Questa sapienza del cuore il curato la coltivava nella sua azione pastorale quotidiana, a contatto con le sofferenze di tutti.
Mi vengono in mente alcuni sacerdoti che ho conosciuto, sacerdoti che non mettevano davanti la propria cultura o conoscenza di certi argomenti, ma che si mostravano sempre come uomini di Dio, come strumenti per fare in modo che la grazia di Dio potesse raggiungere tutti i Suoi figli. Ricordo il mio vecchio parroco, quando ero adolescente, nella Basilica di Santa Maria in Trastevere. Era un sacerdote già anziano, sempre vestito con la sua tonaca sacerdotale. Monsignor Teocle Bianchi, questo era il suo nome, era sempre disponibile per tutti e in lui riconoscevamo non la sapienza del mondo, ma quella del cuore. Ricordo quando servivo Messa e lui predicava. Ricordo in particolare un giorno, quando ci parlò del Giudizio universale con quelle immagini anche terribili per un adolescente, che ancora oggi sono rimaste nella mia memoria.

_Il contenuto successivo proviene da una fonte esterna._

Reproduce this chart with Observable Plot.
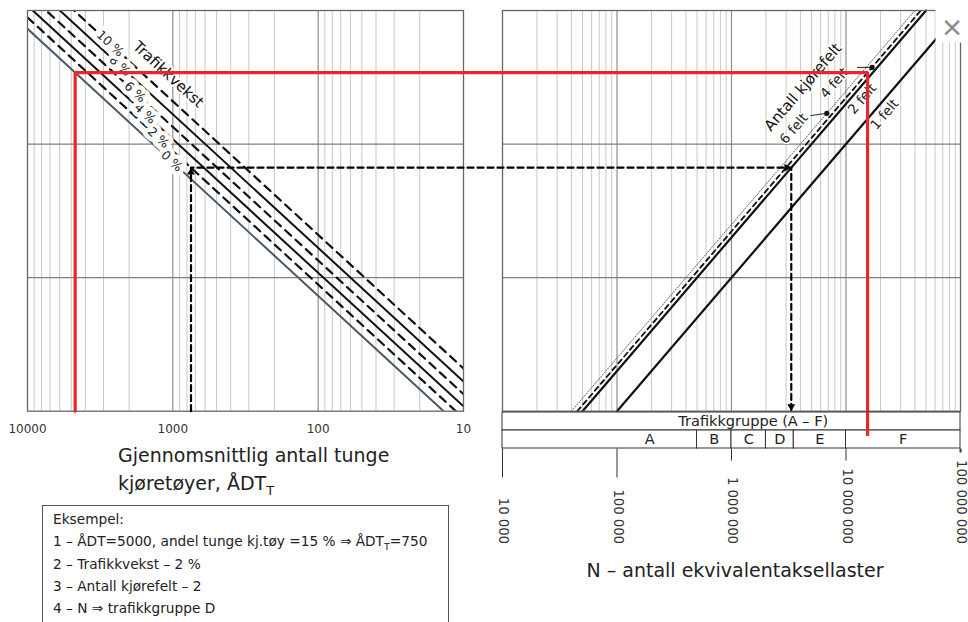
<!DOCTYPE html>
<html>
<head>
<meta charset="utf-8">
<script src="https://cdn.jsdelivr.net/npm/d3@7"></script>
<script src="https://cdn.jsdelivr.net/npm/@observablehq/plot@0.6"></script>
<style>
  html, body { margin: 0; padding: 0; background: #fff; }
  #wrap { position: relative; width: 968px; height: 622px; overflow: hidden; background: #fff; }
  #wrap svg { position: absolute; left: 0; top: 0; background: transparent; }
</style>
</head>
<body>
<div id="wrap"></div>
<script>
// ---------------- data ----------------
const adtTicks = [10000, 1000, 100, 10];
const adtTickLabels = ["10000", "1000", "100", "10"];

const growthRates = [0, 2, 4, 6, 8, 10];                       // Trafikkvekst, %
const growthFactors = [7300, 8870, 10870, 13430, 16700, 20900]; // N (1 felt) per ÅDT_T
const growthLabels = ["0 %", "2 %", "4 %", "6 %", "8 %", "10 %"];

const laneLabels = ["1 felt", "2 felt", "4 felt", "6 felt"];
const laneFactors = [1.0, 0.5, 0.45, 0.40];

const groupNames = ["A", "B", "C", "D", "E", "F"];
const groupBounds = [1e4, 5e5, 1e6, 2e6, 3.5e6, 1e7, 1e8];

const nTicks = [1e4, 1e5, 1e6, 1e7, 1e8];
const nTickLabels = ["10 000", "100 000", "1 000 000", "10 000 000", "100 000 000"];

const exampleAdt = [750, 4700];   // black dashed example, red example
const exampleGrowth = [2, 0];
const exampleLanes = ["2 felt", "4 felt"];

const exampleLines = [
  "Eksempel:",
  "1 – ÅDT=5000, andel tunge kj.tøy =15 % ⇒ ÅDT|T|=750",
  "2 – Trafikkvekst – 2 %",
  "3 – Antall kjørefelt – 2",
  "4 – N ⇒ trafikkgruppe D"
];

// ---------------- layout ----------------
const W = 968, H = 622;
const FONT = "'DejaVu Sans', sans-serif";
const RED = "#e8262b";
const FL = [27, 463], FR = [502, 960], FY = [410.7, 10], STRIP = [410.7, 448.5];

const yScale = {type: "log", domain: [1e5, 1e8], range: FY};
const xLeft = {type: "log", domain: [1e4, 10], range: FL};
const xRight = {type: "log", domain: [1e4, 1e8], range: FR};
const sL = Plot.scale({x: xLeft});
const sR = Plot.scale({x: xRight});
const toRight = adt => sR.invert(sL.apply(adt));

const decY = (FY[0] - FY[1]) / 3, decL = (FL[1] - FL[0]) / 3, decR = (FR[1] - FR[0]) / 4;
const angL = Math.atan(decY / decL) * 180 / Math.PI;
const angR = -Math.atan(decY / decR) * 180 / Math.PI;

const minors = (lo, hi) => d3.range(Math.round(Math.log10(lo)), Math.round(Math.log10(hi)))
  .flatMap(e => d3.range(2, 10).map(k => k * 10 ** e));

const gf = r => growthFactors[growthRates.indexOf(r)];
const lf = n => laneFactors[laneLabels.indexOf(n)];
const exY = exampleAdt.map((a, i) => a * gf(exampleGrowth[i]));
const exN = exY.map((y, i) => y * lf(exampleLanes[i]));

const growthLines = growthRates.flatMap((r, i) => [1e4, 10].map(a => ({rate: r, adt: a, n: growthFactors[i] * a})));
const laneLines = laneFactors.flatMap((f, i) => [1e5, 1e8].map(y => ({lane: laneLabels[i], n: f * y, y})));

function finish(svg) {
  svg.setAttribute("font-family", FONT);
  svg.style.position = "absolute";
  svg.style.left = "0px";
  svg.style.top = "0px";
  svg.style.background = "transparent";
  svg.style.maxWidth = "none";
  return svg;
}

const common = {width: W, height: H, marginTop: FY[1], marginBottom: H - FY[0]};

// ---------------- left panel ----------------
const gLabelAt = [1019, 1258, 1555, 1822, 2310, 2704]; // where each % label sits along its line
const left = Plot.plot({
  ...common,
  marginLeft: FL[0], marginRight: W - FL[1],
  x: {...xLeft, axis: null},
  y: {...yScale, axis: null},
  marks: [
    Plot.ruleX(minors(10, 1e4), {stroke: "#c9c9c9", strokeWidth: 1}),
    Plot.ruleX([1000, 100], {stroke: "#8e8e8e", strokeWidth: 1.2}),
    Plot.ruleY([1e6, 1e7], {stroke: "#7f7f7f", strokeWidth: 1.2}),
    Plot.line(growthLines.filter(d => d.rate === 0), {x: "adt", y: "n", stroke: "#4b5966", strokeWidth: 2, clip: true}),
    Plot.line(growthLines.filter(d => d.rate === 4 || d.rate === 8), {x: "adt", y: "n", z: "rate", stroke: "#111", strokeWidth: 2, clip: true}),
    Plot.line(growthLines.filter(d => d.rate === 2 || d.rate === 6 || d.rate === 10), {x: "adt", y: "n", z: "rate", stroke: "#111", strokeWidth: 2.2, strokeDasharray: "8,6", clip: true}),
    Plot.text(growthLabels, {
      x: (d, i) => gLabelAt[i], y: (d, i) => gLabelAt[i] * growthFactors[i],
      rotate: angL, fontSize: 12.5, fill: "#222", stroke: "white", strokeWidth: 9, paintOrder: "stroke"
    }),
    Plot.text(["Trafikkvekst"], {x: () => 1074, y: () => 3.32e7, rotate: angL, fontSize: 15, fill: "#111", stroke: "white", strokeWidth: 4, paintOrder: "stroke"}),
    Plot.frame({stroke: "#666", strokeWidth: 1.3}),
    Plot.text(adtTicks, {x: d => d, text: (d, i) => adtTickLabels[i], frameAnchor: "bottom", dy: 22, fontSize: 12, fill: "#333"})
  ]
});

// ---------------- right panel ----------------
const right = Plot.plot({
  ...common,
  marginLeft: FR[0], marginRight: W - FR[1],
  x: {...xRight, axis: null},
  y: {...yScale, axis: null},
  marks: [
    Plot.ruleX(minors(1e4, 1e8), {stroke: "#c9c9c9", strokeWidth: 1}),
    Plot.ruleX([1e5, 1e6, 1e7], {stroke: "#8e8e8e", strokeWidth: 1.2}),
    Plot.ruleY([1e6, 1e7], {stroke: "#7f7f7f", strokeWidth: 1.2}),
    Plot.line(laneLines.filter(d => d.lane === "1 felt" || d.lane === "2 felt"), {x: "n", y: "y", z: "lane", stroke: "#111", strokeWidth: 2.2}),
    Plot.line(laneLines.filter(d => d.lane === "4 felt"), {x: "n", y: "y", stroke: "#111", strokeWidth: 1.8, strokeDasharray: "5,4"}),
    Plot.line(laneLines.filter(d => d.lane === "6 felt"), {x: "n", y: "y", stroke: "#5a6570", strokeWidth: 1, strokeDasharray: "1.2,1.6"}),
    // leaders to 4 felt and 6 felt
    Plot.link([{y: 3.75e7, f: 0.45, k: 0.74}, {y: 1.70e7, f: 0.40, k: 0.72}], {
      x1: d => d.f * d.y * d.k, y1: d => d.y * (d.f === 0.40 ? 0.96 : 1), x2: d => d.f * d.y, y2: "y", stroke: "#222", strokeWidth: 1
    }),
    Plot.dot([{y: 3.75e7, f: 0.45}, {y: 1.70e7, f: 0.40}], {x: d => d.f * d.y, y: "y", r: 2.6, fill: "#111"}),
    Plot.text(laneLabels, {
      x: (d, i) => [2.17e7, 1.385e7, 7.93e6, 3.5e6][i], y: (d, i) => [1.666e7, 2.18e7, 2.866e7, 1.302e7][i],
      rotate: angR, fontSize: 13.5, fill: "#222", stroke: "white", strokeWidth: 3, paintOrder: "stroke"
    }),
    Plot.text(["Antall kjørefelt"], {x: () => 4.21e6, y: () => 2.667e7, rotate: angR, fontSize: 15, fill: "#111", stroke: "white", strokeWidth: 3, paintOrder: "stroke"}),
    Plot.frame({stroke: "#666", strokeWidth: 1.3}),
    // black dashed example
    Plot.line([
      {n: toRight(exampleAdt[0]), y: 1e5}, {n: toRight(exampleAdt[0]), y: exY[0]},
      {n: exN[0], y: exY[0]}, {n: exN[0], y: 1e5}
    ], {x: "n", y: "y", stroke: "#000", strokeWidth: 2.2, strokeDasharray: "6,4", curve: "linear"}),
    Plot.dot([0], {x: () => toRight(exampleAdt[0]), y: () => exY[0], symbol: "triangle", r: 2.9, fill: "#000", dy: 4.6}),
    Plot.dot([0], {x: () => exN[0], y: () => exY[0], symbol: "triangle", r: 2.9, fill: "#000", rotate: 90, dx: -4.6}),
    Plot.dot([0], {x: () => exN[0], y: () => 1e5, symbol: "triangle", r: 2.9, fill: "#000", rotate: 180, dy: -4.6}),
    // red example
    Plot.line([
      {n: toRight(exampleAdt[1]), y: 1e5}, {n: toRight(exampleAdt[1]), y: exY[1]},
      {n: exN[1], y: exY[1]}, {n: exN[1], y: 1e5}
    ], {x: "n", y: "y", stroke: RED, strokeWidth: 3.2, strokeLinejoin: "miter"})
  ]
});

// ---------------- Trafikkgruppe strip + N axis ----------------
const strip = Plot.plot({
  width: W, height: H,
  marginLeft: FR[0], marginRight: W - FR[1], marginTop: STRIP[0], marginBottom: H - STRIP[1],
  x: {...xRight},
  y: {type: "band", domain: ["head", "groups"], range: STRIP, padding: 0, axis: null},
  marks: [
    Plot.barX([0], {x1: () => 1e4, x2: () => 1e8, y: () => "head", fill: "white", stroke: "#333", strokeWidth: 1}),
    Plot.barX(groupNames, {x1: (d, i) => groupBounds[i], x2: (d, i) => groupBounds[i + 1], y: () => "groups", fill: "white", stroke: "#333", strokeWidth: 1}),
    Plot.text(["Trafikkgruppe (A – F)"], {x: () => 1.55e6, y: () => "head", fontSize: 14.5, fill: "#222"}),
    Plot.text(groupNames, {x: (d, i) => i === 0 ? 1.93e5 : Math.sqrt(groupBounds[i] * groupBounds[i + 1]), y: () => "groups", fontSize: 14.5, fill: "#222"}),
    Plot.tickX([exN[1]], {x: d => d, y: () => "head", stroke: RED, strokeWidth: 3.2, insetBottom: -6}),
    Plot.axisX([1e4, 1e5], {anchor: "bottom", tickSize: 29, fill: "none", stroke: "#333", label: null}),
    Plot.axisX([1e6, 1e7], {anchor: "bottom", tickSize: 12, fill: "none", stroke: "#333", label: null}),
    Plot.axisX([1e8], {anchor: "bottom", tickSize: 4, fill: "none", stroke: "#333", strokeWidth: 2, label: null}),
    Plot.text(nTicks, {x: d => d, text: (d, i) => nTickLabels[i], frameAnchor: "bottom", dy: 95, dx: -3.2, rotate: 90, textAnchor: "end", fontSize: 13.2, fill: "#333"})
  ]
});

const wrap = document.getElementById("wrap");
wrap.appendChild(finish(left));
wrap.appendChild(finish(right));
wrap.appendChild(finish(strip));

// ---------------- titles, example box ----------------
const ann = d3.create("svg").attr("width", W).attr("height", H).attr("font-family", FONT)
  .style("position", "absolute").style("left", "0px").style("top", "0px").style("background", "transparent");

ann.append("text").attr("x", 118).attr("y", 462).attr("font-size", 19).attr("fill", "#222").text("Gjennomsnittlig antall tunge");
const t2 = ann.append("text").attr("x", 118).attr("y", 490).attr("font-size", 19).attr("fill", "#222");
t2.append("tspan").text("kjøretøyer, ÅDT");
t2.append("tspan").attr("dy", 5).attr("font-size", 13).text("T");

ann.append("text").attr("x", 735).attr("y", 577).attr("text-anchor", "middle").attr("font-size", 19).attr("fill", "#222")
  .text("N – antall ekvivalentaksellaster");

ann.append("rect").attr("x", 42.5).attr("y", 505.5).attr("width", 406).attr("height", 140)
  .attr("fill", "white").attr("stroke", "#555").attr("stroke-width", 1);
exampleLines.forEach((line, i) => {
  const t = ann.append("text").attr("x", 53).attr("y", 524 + i * 22.35).attr("font-size", 13.7).attr("fill", "#222");
  const parts = line.split("|");
  parts.forEach((p, j) => {
    const ts = t.append("tspan").text(p);
    if (j === 1) ts.attr("dy", 4).attr("font-size", 9.5);
    if (j === 2) ts.attr("dy", -4);
  });
});

// close button overlay (as in the reference screenshot)
ann.append("rect").attr("x", 935.5).attr("y", 0).attr("width", 33).attr("height", 42.5).attr("fill", "white");
ann.append("text").attr("x", 952).attr("y", 36).attr("text-anchor", "middle").attr("font-size", 27).attr("fill", "#8a8a8a").text("×");

wrap.appendChild(ann.node());
</script>
</body>
</html>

Ecco, il sacerdote deve essere il tramite tra l’uomo e Dio. Non ci interessa che esso sia anche simpatico, colto, fintanto che ha la preparazione adeguata per svolgere il compito che gli è affidato. Il sacerdote deve essere un segno anche visivo, anche nel modo in cui veste e si presenta dobbiamo già poter vedere - in un segno - che Dio è presente in mezzo a noi tramite l’azione di questi uomini che Egli ha chiamato per questo altissimo ministero.
Nel modo in cui celebra la liturgia dobbiamo vedere che lui per primo capisce la tremenda responsabilità che gli è stata affidata e che la liturgia non è una pratica ministeriale. Nel modo in cui si avvicina a noi dobbiamo poter sentire la sua onestà, il suo sapere di essere un indegno peccatore come tutti, ma a cui Dio ha affidato un compito decisivo. Purtroppo, alcuni sacerdoti tendono a scadere nel moralismo, nascondendo la propria fragilità umana dietro una cortina di ipocrisia. No, il sacerdote deve prima di tutto affermare che è un peccatore come tutti noi, proprio perché non è lui il fine ma è soltanto un mezzo. Se ricorderà questo, sarà come se un pezzo di Cielo si farà presente ogni volta che potrà svolgere il ministero a lui affidato.